▸ BRIEF: Extract only the first line of the listing and every line after it up to and including the one with "(simple) at (3.9,1.95)". Omit the pictures.

[Records with drawing code]
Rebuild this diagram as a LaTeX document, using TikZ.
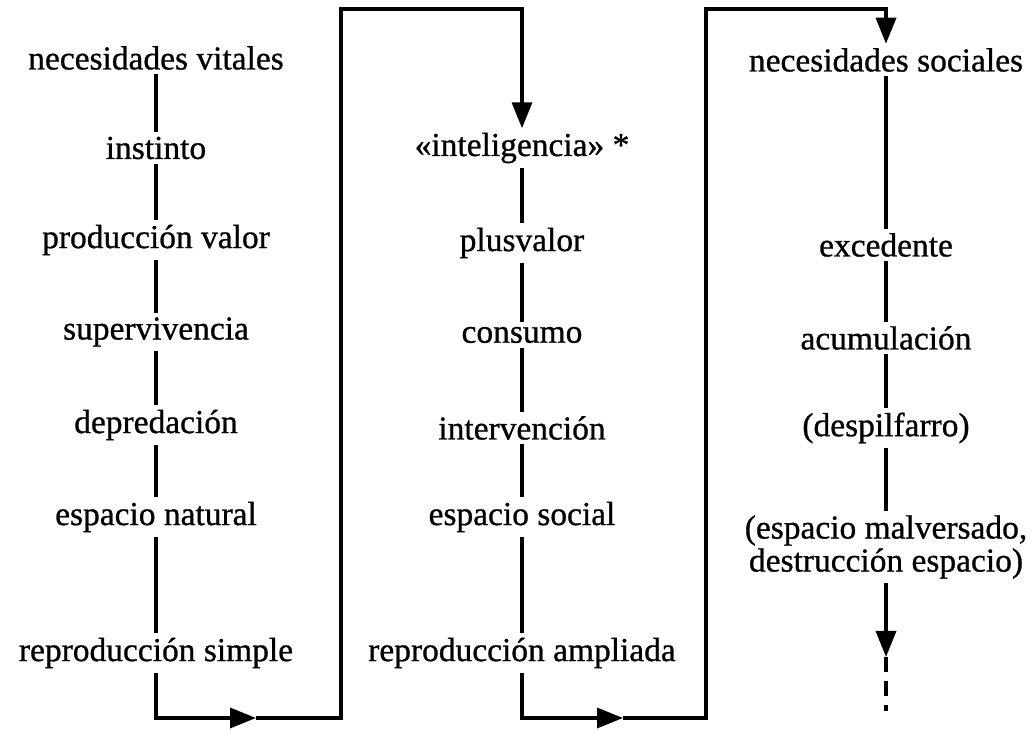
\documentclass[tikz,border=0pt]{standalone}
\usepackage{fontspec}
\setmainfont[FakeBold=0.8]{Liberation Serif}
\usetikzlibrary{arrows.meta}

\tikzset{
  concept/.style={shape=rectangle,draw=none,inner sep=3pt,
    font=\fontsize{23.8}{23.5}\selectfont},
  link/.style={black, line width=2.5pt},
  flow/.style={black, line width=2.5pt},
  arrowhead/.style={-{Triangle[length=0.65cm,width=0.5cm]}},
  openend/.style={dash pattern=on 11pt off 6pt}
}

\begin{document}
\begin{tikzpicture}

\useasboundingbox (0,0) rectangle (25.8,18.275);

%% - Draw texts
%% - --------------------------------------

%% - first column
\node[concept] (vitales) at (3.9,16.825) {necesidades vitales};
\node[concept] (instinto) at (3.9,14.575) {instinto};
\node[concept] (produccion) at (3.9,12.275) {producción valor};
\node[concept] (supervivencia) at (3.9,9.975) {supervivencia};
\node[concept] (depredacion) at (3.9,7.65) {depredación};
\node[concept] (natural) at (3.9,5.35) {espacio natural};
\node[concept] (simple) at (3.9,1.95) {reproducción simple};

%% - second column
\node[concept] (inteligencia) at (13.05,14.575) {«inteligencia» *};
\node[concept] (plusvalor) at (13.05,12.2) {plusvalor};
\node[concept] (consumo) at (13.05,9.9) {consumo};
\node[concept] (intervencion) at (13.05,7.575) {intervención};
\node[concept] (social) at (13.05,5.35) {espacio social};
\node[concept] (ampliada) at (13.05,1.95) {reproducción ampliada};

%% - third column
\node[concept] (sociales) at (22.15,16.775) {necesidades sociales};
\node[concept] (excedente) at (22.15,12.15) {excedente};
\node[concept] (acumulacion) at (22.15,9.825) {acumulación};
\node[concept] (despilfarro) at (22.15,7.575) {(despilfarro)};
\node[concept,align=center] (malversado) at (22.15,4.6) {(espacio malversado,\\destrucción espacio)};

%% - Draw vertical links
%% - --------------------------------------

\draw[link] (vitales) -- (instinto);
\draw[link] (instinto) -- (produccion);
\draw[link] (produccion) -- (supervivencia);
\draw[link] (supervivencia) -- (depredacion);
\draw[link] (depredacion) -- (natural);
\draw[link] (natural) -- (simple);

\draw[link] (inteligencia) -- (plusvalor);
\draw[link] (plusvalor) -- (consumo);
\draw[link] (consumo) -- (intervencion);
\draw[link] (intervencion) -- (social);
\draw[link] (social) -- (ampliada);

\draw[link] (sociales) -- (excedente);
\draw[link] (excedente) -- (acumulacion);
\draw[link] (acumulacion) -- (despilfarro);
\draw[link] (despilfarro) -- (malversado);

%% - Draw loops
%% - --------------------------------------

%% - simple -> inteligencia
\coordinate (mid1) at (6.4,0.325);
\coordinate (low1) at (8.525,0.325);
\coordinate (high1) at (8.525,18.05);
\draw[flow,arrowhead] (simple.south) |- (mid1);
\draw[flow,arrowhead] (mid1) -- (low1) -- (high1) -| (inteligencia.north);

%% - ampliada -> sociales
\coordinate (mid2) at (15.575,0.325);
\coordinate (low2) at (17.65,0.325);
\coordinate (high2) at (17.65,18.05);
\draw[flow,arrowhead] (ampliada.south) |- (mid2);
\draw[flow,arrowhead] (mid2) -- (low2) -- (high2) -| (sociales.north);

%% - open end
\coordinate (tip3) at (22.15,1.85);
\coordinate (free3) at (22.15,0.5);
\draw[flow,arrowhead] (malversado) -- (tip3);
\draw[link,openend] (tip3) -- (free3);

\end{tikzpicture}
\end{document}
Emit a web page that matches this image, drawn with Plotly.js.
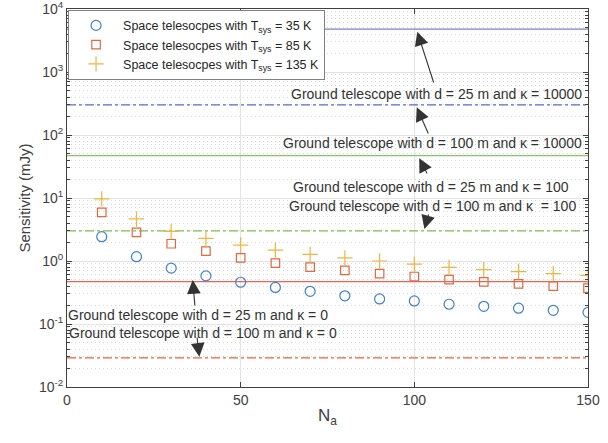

▸ SOLUTION FOR THIS PROBLEM:
Rebuild this diagram as a LaTeX document, using TikZ.
\documentclass[tikz,border=0pt]{standalone}
\usepackage{fontspec}
\setmainfont[FakeBold=0.8]{Liberation Serif}
\usetikzlibrary{arrows.meta}

\tikzset{
  concept/.style={shape=rectangle,draw=none,inner sep=3pt,
    font=\fontsize{23.8}{23.5}\selectfont},
  link/.style={black, line width=2.5pt},
  flow/.style={black, line width=2.5pt},
  arrowhead/.style={-{Triangle[length=0.65cm,width=0.5cm]}},
  openend/.style={dash pattern=on 11pt off 6pt}
}

\begin{document}
\begin{tikzpicture}

\useasboundingbox (0,0) rectangle (25.8,18.275);

%% - Draw texts
%% - --------------------------------------

%% - first column
\node[concept] (vitales) at (3.9,16.825) {necesidades vitales};
\node[concept] (instinto) at (3.9,14.575) {instinto};
\node[concept] (produccion) at (3.9,12.275) {producción valor};
\node[concept] (supervivencia) at (3.9,9.975) {supervivencia};
\node[concept] (depredacion) at (3.9,7.65) {depredación};
\node[concept] (natural) at (3.9,5.35) {espacio natural};
\node[concept] (simple) at (3.9,1.95) {reproducción simple};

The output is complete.